I gave birth to my little girl two weeks ago at 35 weeks. She didnt have any breathing problems but was slow on the feeding and was in special care unit for two weeks. They also wanted to see her eating 50 ml for all her feeds before the let her go. The problem with preemies is that they get tired easily from the sucking movements combined with breathing and swallowing. They also burn alot of calories during the feed, my doc described it as exercise. What we did was have her on a nasal feeding tube for 3 days and then start bottle feeding.That three day rest/weight gain helped her and she was discharged a couple days later.


----------



## cupcake momma

Out of nowhere he drank 55! :D
The nurses have him on a demand feeding schedule now because he usually eats smaller portions at a time than they want him too,but he eats more often. So hopefully this will be a better match for him than the 3 hour minimum!


----------



## pinkneon

Hi. My little girl was born at 35 weeks too.

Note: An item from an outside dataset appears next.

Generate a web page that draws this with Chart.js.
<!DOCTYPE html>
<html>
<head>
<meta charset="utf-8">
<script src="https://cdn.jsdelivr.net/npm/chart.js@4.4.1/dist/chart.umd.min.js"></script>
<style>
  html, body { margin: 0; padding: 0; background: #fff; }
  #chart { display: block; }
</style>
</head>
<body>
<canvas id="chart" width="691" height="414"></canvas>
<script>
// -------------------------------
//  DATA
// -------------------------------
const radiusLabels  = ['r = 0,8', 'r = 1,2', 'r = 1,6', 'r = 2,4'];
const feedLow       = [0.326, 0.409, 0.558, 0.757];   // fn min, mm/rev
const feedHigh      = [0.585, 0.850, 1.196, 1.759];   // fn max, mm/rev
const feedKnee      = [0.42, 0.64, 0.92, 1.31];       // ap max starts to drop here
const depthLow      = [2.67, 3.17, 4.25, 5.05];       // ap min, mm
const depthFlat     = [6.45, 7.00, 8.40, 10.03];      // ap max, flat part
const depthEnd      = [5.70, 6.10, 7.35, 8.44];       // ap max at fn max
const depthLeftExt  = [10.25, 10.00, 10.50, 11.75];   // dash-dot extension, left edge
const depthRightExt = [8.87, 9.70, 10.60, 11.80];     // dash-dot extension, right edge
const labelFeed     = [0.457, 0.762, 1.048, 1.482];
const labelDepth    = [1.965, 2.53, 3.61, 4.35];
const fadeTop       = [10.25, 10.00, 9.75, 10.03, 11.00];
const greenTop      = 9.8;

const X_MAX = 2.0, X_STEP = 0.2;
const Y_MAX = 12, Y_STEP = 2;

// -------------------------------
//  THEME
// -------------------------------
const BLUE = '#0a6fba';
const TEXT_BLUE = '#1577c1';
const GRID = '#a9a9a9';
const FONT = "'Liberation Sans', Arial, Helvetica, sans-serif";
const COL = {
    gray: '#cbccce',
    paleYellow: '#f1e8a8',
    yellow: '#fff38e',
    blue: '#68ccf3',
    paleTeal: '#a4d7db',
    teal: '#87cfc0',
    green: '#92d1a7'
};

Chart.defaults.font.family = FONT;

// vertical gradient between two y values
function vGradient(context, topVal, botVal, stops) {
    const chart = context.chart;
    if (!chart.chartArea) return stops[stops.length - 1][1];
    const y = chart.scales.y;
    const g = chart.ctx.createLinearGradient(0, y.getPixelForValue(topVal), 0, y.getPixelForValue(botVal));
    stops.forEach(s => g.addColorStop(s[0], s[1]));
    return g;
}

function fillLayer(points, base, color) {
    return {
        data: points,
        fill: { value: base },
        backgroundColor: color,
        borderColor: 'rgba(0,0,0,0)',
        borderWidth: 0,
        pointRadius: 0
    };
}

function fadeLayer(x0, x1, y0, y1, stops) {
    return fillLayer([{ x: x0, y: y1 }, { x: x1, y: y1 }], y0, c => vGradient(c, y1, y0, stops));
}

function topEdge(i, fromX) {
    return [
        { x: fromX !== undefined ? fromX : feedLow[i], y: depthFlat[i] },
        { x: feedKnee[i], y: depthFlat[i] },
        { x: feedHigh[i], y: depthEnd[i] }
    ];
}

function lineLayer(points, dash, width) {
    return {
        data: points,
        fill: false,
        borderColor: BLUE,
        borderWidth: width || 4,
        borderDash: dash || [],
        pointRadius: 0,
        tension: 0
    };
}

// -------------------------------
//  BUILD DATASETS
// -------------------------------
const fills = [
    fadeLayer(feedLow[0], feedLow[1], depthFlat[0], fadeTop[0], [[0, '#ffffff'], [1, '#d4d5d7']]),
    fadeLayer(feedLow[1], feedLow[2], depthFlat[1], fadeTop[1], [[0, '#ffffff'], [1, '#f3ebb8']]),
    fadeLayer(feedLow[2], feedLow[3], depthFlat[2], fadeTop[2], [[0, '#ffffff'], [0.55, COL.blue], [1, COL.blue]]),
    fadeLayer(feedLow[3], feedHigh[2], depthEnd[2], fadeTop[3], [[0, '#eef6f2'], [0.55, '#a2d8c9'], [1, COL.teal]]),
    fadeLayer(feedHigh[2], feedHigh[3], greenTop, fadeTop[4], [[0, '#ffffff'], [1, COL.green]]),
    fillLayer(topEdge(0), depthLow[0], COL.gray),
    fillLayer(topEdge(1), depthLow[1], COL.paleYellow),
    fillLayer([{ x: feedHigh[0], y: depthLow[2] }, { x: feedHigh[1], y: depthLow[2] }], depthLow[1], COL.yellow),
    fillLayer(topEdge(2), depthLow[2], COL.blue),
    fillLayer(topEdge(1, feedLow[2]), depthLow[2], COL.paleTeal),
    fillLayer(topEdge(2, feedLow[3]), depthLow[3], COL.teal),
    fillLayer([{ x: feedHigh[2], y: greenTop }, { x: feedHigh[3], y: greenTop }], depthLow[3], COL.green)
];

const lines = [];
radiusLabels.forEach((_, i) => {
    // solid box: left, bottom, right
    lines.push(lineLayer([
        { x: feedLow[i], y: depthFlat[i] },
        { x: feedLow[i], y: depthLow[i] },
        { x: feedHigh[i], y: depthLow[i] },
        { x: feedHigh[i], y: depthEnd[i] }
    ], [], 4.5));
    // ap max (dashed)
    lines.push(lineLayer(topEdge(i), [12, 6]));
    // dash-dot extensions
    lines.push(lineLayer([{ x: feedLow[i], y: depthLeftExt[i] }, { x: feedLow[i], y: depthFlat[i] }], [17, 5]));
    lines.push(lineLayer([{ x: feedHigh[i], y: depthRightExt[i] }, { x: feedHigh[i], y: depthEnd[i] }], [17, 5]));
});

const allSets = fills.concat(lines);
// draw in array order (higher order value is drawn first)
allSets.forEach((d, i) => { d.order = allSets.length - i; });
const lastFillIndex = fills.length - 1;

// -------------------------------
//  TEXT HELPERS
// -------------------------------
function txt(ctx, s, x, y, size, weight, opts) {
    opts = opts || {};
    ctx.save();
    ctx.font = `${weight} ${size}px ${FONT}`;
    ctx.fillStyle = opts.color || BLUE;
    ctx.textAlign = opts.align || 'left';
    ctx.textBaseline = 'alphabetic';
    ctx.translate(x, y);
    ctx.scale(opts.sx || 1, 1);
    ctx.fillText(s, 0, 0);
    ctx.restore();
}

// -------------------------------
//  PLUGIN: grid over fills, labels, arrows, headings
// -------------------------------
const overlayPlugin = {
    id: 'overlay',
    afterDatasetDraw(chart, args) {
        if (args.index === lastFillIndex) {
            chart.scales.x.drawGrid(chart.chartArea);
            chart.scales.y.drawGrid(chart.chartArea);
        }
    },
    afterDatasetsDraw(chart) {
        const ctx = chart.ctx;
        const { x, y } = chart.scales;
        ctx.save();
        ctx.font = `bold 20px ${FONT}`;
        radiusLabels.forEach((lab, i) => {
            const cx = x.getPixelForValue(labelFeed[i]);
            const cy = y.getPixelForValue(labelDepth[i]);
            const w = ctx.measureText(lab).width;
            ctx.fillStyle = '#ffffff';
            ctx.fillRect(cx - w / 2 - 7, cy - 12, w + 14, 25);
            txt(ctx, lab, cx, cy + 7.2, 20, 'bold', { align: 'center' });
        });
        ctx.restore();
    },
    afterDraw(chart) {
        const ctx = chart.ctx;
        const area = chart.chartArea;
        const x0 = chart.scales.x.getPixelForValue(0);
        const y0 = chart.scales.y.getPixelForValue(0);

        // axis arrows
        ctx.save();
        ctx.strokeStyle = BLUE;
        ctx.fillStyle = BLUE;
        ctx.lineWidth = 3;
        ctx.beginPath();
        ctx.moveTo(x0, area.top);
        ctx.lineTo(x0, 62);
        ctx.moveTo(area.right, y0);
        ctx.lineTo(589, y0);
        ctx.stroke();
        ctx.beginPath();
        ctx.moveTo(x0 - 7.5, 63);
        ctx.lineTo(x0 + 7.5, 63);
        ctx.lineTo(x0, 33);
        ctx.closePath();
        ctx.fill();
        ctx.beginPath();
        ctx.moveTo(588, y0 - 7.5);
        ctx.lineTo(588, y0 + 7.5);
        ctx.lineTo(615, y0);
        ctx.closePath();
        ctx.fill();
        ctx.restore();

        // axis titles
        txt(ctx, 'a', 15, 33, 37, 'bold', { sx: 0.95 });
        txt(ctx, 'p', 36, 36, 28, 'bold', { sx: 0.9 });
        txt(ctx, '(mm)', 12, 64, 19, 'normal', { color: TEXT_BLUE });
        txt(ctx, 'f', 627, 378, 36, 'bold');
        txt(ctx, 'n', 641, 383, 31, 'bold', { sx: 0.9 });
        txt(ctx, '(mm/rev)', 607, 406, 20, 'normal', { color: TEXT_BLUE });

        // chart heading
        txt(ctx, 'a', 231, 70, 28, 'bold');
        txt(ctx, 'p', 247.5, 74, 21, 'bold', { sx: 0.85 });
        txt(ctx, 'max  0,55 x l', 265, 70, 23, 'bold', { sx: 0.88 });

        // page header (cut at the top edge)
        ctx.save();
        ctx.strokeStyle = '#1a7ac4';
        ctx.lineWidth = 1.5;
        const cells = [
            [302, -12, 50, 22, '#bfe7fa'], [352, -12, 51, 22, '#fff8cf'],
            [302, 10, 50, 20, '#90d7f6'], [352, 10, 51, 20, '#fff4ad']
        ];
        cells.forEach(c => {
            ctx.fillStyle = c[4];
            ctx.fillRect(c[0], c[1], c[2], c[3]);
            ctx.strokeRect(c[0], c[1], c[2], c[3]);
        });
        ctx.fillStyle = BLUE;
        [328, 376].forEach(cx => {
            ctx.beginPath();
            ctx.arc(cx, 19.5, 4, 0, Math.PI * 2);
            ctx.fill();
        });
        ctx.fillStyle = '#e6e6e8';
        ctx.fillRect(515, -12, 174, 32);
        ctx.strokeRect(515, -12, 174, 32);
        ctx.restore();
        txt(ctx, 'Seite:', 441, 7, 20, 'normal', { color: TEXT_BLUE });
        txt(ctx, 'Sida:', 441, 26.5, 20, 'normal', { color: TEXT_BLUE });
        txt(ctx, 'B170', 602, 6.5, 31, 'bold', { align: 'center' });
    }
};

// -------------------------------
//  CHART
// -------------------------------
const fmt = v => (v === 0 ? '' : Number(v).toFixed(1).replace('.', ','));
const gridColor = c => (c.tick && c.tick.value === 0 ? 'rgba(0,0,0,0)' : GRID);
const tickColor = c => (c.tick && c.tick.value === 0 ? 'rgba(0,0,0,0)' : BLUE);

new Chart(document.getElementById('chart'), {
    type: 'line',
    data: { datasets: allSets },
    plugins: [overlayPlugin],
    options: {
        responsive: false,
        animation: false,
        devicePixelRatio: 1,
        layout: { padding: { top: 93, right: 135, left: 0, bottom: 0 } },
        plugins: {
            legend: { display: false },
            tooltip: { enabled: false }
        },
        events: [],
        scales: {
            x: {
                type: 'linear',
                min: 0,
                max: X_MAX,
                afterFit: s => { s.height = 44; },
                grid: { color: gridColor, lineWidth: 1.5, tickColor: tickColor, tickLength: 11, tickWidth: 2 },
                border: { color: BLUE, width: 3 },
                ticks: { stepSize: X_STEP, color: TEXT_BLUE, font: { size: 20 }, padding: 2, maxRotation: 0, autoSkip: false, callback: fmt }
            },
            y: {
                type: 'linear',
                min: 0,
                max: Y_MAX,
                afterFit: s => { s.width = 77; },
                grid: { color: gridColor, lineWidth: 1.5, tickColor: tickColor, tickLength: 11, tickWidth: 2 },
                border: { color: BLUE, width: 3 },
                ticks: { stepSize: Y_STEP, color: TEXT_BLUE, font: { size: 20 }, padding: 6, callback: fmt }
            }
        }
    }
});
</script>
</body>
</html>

She also had trouble with feeding, and lost so much weight to begin with that she almost had to go to SCBU. Preemies find it difficult to eat as they don't actually know what they are doing! I'm assuming you're talking about 45mls?? Cos that seems quite a lot for a preemie. We left the hospital when my little girl was 1 week old (or 36 weeks gestational age) ... And she was on 20mls of milk then. Unless he isn't gaining weight well or something I'm not sure to be honest.
Congratulations on your little boy! I'm sure he'll be fine :D If you're worried though, maybe get a second opinion from the hospital? Each hospital does things differently ... Also, how often is he feeding? My baby was on 20mls every 2 hours. Maybe if he was having less but more often they might let him out sooner?


----------